What the task requires: Write down each entry again, exactly as it reads.

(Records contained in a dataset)
▼▼▼

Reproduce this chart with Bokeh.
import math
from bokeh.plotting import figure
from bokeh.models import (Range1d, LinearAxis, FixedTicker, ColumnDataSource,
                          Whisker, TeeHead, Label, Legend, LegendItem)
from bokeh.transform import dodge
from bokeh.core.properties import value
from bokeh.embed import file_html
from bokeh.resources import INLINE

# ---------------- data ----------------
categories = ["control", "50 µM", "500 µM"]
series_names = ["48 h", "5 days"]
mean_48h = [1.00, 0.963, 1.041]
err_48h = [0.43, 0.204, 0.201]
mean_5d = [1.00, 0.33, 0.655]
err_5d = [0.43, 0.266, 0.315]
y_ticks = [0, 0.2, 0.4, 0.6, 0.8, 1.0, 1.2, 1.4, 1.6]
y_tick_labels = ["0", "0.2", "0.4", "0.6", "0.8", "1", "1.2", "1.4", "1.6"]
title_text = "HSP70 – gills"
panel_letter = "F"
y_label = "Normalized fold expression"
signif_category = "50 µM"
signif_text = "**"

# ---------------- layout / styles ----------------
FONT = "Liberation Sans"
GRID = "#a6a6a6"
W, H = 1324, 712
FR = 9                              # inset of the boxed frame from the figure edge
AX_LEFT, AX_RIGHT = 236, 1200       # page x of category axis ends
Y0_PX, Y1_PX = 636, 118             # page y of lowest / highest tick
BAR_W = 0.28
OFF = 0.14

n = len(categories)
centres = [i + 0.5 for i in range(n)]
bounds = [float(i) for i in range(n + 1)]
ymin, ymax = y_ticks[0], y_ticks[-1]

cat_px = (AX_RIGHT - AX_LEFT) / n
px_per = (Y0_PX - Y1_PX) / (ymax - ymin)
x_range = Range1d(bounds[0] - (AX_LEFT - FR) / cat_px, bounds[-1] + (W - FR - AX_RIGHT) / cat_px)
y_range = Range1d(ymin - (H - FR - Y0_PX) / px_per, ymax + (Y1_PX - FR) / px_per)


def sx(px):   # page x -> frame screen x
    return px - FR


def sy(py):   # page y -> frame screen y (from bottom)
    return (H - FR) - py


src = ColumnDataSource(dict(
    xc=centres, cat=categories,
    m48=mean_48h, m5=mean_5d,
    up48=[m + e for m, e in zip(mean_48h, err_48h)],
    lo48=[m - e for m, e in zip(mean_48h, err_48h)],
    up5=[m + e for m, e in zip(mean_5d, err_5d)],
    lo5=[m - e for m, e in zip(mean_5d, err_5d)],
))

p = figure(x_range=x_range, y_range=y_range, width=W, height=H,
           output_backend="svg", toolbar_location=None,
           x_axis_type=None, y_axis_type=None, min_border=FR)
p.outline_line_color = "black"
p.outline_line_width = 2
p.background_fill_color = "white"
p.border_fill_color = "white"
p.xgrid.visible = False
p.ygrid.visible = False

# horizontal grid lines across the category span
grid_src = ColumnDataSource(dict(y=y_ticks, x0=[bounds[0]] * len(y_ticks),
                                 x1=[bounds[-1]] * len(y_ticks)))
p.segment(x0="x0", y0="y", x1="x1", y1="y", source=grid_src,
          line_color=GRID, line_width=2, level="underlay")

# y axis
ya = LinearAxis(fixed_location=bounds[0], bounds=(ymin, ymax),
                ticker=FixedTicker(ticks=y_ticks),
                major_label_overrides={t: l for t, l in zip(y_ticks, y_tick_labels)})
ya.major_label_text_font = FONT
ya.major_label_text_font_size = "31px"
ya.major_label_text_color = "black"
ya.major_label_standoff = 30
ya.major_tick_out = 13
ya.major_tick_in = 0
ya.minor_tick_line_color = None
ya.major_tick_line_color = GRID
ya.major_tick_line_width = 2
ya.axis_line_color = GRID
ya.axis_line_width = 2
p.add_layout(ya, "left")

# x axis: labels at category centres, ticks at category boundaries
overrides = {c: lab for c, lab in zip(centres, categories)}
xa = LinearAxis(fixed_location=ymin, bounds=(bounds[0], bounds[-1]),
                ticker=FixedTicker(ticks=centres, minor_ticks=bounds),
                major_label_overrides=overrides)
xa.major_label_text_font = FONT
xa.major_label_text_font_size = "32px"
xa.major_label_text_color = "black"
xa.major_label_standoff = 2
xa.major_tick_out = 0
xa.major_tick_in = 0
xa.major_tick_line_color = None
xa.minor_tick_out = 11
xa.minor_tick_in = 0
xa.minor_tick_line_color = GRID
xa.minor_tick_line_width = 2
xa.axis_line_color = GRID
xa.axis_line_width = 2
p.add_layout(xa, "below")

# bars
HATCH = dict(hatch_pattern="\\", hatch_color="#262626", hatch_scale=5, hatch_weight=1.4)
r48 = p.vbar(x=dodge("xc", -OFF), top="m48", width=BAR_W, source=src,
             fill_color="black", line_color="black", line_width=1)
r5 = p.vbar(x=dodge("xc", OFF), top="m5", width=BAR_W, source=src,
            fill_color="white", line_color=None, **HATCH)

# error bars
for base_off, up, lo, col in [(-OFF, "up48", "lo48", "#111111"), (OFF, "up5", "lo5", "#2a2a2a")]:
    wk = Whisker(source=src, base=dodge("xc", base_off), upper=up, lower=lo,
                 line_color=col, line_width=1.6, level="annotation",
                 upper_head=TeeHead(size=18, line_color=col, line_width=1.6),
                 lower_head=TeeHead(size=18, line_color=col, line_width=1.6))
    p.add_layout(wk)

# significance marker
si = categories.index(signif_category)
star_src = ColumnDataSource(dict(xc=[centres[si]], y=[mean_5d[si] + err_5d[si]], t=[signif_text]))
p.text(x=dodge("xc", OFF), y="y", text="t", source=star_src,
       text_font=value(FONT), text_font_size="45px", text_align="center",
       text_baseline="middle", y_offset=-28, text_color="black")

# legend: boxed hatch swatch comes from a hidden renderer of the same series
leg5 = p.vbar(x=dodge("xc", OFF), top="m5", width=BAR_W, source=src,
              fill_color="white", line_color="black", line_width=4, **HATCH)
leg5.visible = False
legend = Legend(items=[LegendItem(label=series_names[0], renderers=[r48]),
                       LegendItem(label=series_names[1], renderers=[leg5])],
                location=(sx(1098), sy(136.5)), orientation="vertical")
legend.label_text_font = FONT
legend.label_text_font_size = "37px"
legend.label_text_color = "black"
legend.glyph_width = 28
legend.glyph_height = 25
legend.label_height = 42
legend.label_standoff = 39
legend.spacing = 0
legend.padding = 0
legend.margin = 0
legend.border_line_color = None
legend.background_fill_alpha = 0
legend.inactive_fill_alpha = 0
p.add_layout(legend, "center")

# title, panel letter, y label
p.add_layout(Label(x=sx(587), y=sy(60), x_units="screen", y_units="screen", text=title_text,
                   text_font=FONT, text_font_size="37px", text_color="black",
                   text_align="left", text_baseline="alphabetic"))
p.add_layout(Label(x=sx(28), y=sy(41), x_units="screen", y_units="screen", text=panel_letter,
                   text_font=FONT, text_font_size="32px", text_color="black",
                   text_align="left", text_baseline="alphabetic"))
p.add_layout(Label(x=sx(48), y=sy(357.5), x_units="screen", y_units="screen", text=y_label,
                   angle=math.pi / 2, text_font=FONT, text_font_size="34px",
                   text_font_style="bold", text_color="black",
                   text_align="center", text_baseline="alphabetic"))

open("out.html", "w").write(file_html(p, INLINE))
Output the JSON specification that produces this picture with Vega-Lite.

▲▲▲

Task output:
Reproduce this chart with Bokeh.
import math
from bokeh.plotting import figure
from bokeh.models import (Range1d, LinearAxis, FixedTicker, ColumnDataSource,
                          Whisker, TeeHead, Label, Legend, LegendItem)
from bokeh.transform import dodge
from bokeh.core.properties import value
from bokeh.embed import file_html
from bokeh.resources import INLINE

# ---------------- data ----------------
categories = ["control", "50 µM", "500 µM"]
series_names = ["48 h", "5 days"]
mean_48h = [1.00, 0.963, 1.041]
err_48h = [0.43, 0.204, 0.201]
mean_5d = [1.00, 0.33, 0.655]
err_5d = [0.43, 0.266, 0.315]
y_ticks = [0, 0.2, 0.4, 0.6, 0.8, 1.0, 1.2, 1.4, 1.6]
y_tick_labels = ["0", "0.2", "0.4", "0.6", "0.8", "1", "1.2", "1.4", "1.6"]
title_text = "HSP70 – gills"
panel_letter = "F"
y_label = "Normalized fold expression"
signif_category = "50 µM"
signif_text = "**"

# ---------------- layout / styles ----------------
FONT = "Liberation Sans"
GRID = "#a6a6a6"
W, H = 1324, 712
FR = 9                              # inset of the boxed frame from the figure edge
AX_LEFT, AX_RIGHT = 236, 1200       # page x of category axis ends
Y0_PX, Y1_PX = 636, 118             # page y of lowest / highest tick
BAR_W = 0.28
OFF = 0.14

n = len(categories)
centres = [i + 0.5 for i in range(n)]
bounds = [float(i) for i in range(n + 1)]
ymin, ymax = y_ticks[0], y_ticks[-1]

cat_px = (AX_RIGHT - AX_LEFT) / n
px_per = (Y0_PX - Y1_PX) / (ymax - ymin)
x_range = Range1d(bounds[0] - (AX_LEFT - FR) / cat_px, bounds[-1] + (W - FR - AX_RIGHT) / cat_px)
y_range = Range1d(ymin - (H - FR - Y0_PX) / px_per, ymax + (Y1_PX - FR) / px_per)


def sx(px):   # page x -> frame screen x
    return px - FR


def sy(py):   # page y -> frame screen y (from bottom)
    return (H - FR) - py


src = ColumnDataSource(dict(
    xc=centres, cat=categories,
    m48=mean_48h, m5=mean_5d,
    up48=[m + e for m, e in zip(mean_48h, err_48h)],
    lo48=[m - e for m, e in zip(mean_48h, err_48h)],
    up5=[m + e for m, e in zip(mean_5d, err_5d)],
    lo5=[m - e for m, e in zip(mean_5d, err_5d)],
))

p = figure(x_range=x_range, y_range=y_range, width=W, height=H,
           output_backend="svg", toolbar_location=None,
           x_axis_type=None, y_axis_type=None, min_border=FR)
p.outline_line_color = "black"
p.outline_line_width = 2
p.background_fill_color = "white"
p.border_fill_color = "white"
p.xgrid.visible = False
p.ygrid.visible = False

# horizontal grid lines across the category span
grid_src = ColumnDataSource(dict(y=y_ticks, x0=[bounds[0]] * len(y_ticks),
                                 x1=[bounds[-1]] * len(y_ticks)))
p.segment(x0="x0", y0="y", x1="x1", y1="y", source=grid_src,
          line_color=GRID, line_width=2, level="underlay")

# y axis
ya = LinearAxis(fixed_location=bounds[0], bounds=(ymin, ymax),
                ticker=FixedTicker(ticks=y_ticks),
                major_label_overrides={t: l for t, l in zip(y_ticks, y_tick_labels)})
ya.major_label_text_font = FONT
ya.major_label_text_font_size = "31px"
ya.major_label_text_color = "black"
ya.major_label_standoff = 30
ya.major_tick_out = 13
ya.major_tick_in = 0
ya.minor_tick_line_color = None
ya.major_tick_line_color = GRID
ya.major_tick_line_width = 2
ya.axis_line_color = GRID
ya.axis_line_width = 2
p.add_layout(ya, "left")

# x axis: labels at category centres, ticks at category boundaries
overrides = {c: lab for c, lab in zip(centres, categories)}
xa = LinearAxis(fixed_location=ymin, bounds=(bounds[0], bounds[-1]),
                ticker=FixedTicker(ticks=centres, minor_ticks=bounds),
                major_label_overrides=overrides)
xa.major_label_text_font = FONT
xa.major_label_text_font_size = "32px"
xa.major_label_text_color = "black"
xa.major_label_standoff = 2
xa.major_tick_out = 0
xa.major_tick_in = 0
xa.major_tick_line_color = None
xa.minor_tick_out = 11
xa.minor_tick_in = 0
xa.minor_tick_line_color = GRID
xa.minor_tick_line_width = 2
xa.axis_line_color = GRID
xa.axis_line_width = 2
p.add_layout(xa, "below")

# bars
HATCH = dict(hatch_pattern="\\", hatch_color="#262626", hatch_scale=5, hatch_weight=1.4)
r48 = p.vbar(x=dodge("xc", -OFF), top="m48", width=BAR_W, source=src,
             fill_color="black", line_color="black", line_width=1)
r5 = p.vbar(x=dodge("xc", OFF), top="m5", width=BAR_W, source=src,
            fill_color="white", line_color=None, **HATCH)

# error bars
for base_off, up, lo, col in [(-OFF, "up48", "lo48", "#111111"), (OFF, "up5", "lo5", "#2a2a2a")]:
    wk = Whisker(source=src, base=dodge("xc", base_off), upper=up, lower=lo,
                 line_color=col, line_width=1.6, level="annotation",
                 upper_head=TeeHead(size=18, line_color=col, line_width=1.6),
                 lower_head=TeeHead(size=18, line_color=col, line_width=1.6))
    p.add_layout(wk)

# significance marker
si = categories.index(signif_category)
star_src = ColumnDataSource(dict(xc=[centres[si]], y=[mean_5d[si] + err_5d[si]], t=[signif_text]))
p.text(x=dodge("xc", OFF), y="y", text="t", source=star_src,
       text_font=value(FONT), text_font_size="45px", text_align="center",
       text_baseline="middle", y_offset=-28, text_color="black")

# legend: boxed hatch swatch comes from a hidden renderer of the same series
leg5 = p.vbar(x=dodge("xc", OFF), top="m5", width=BAR_W, source=src,
              fill_color="white", line_color="black", line_width=4, **HATCH)
leg5.visible = False
legend = Legend(items=[LegendItem(label=series_names[0], renderers=[r48]),
                       LegendItem(label=series_names[1], renderers=[leg5])],
                location=(sx(1098), sy(136.5)), orientation="vertical")
legend.label_text_font = FONT
legend.label_text_font_size = "37px"
legend.label_text_color = "black"
legend.glyph_width = 28
legend.glyph_height = 25
legend.label_height = 42
legend.label_standoff = 39
legend.spacing = 0
legend.padding = 0
legend.margin = 0
legend.border_line_color = None
legend.background_fill_alpha = 0
legend.inactive_fill_alpha = 0
p.add_layout(legend, "center")

# title, panel letter, y label
p.add_layout(Label(x=sx(587), y=sy(60), x_units="screen", y_units="screen", text=title_text,
                   text_font=FONT, text_font_size="37px", text_color="black",
                   text_align="left", text_baseline="alphabetic"))
p.add_layout(Label(x=sx(28), y=sy(41), x_units="screen", y_units="screen", text=panel_letter,
                   text_font=FONT, text_font_size="32px", text_color="black",
                   text_align="left", text_baseline="alphabetic"))
p.add_layout(Label(x=sx(48), y=sy(357.5), x_units="screen", y_units="screen", text=y_label,
                   angle=math.pi / 2, text_font=FONT, text_font_size="34px",
                   text_font_style="bold", text_color="black",
                   text_align="center", text_baseline="alphabetic"))

open("out.html", "w").write(file_html(p, INLINE))
Output the JSON specification that produces this picture with Vega-Lite.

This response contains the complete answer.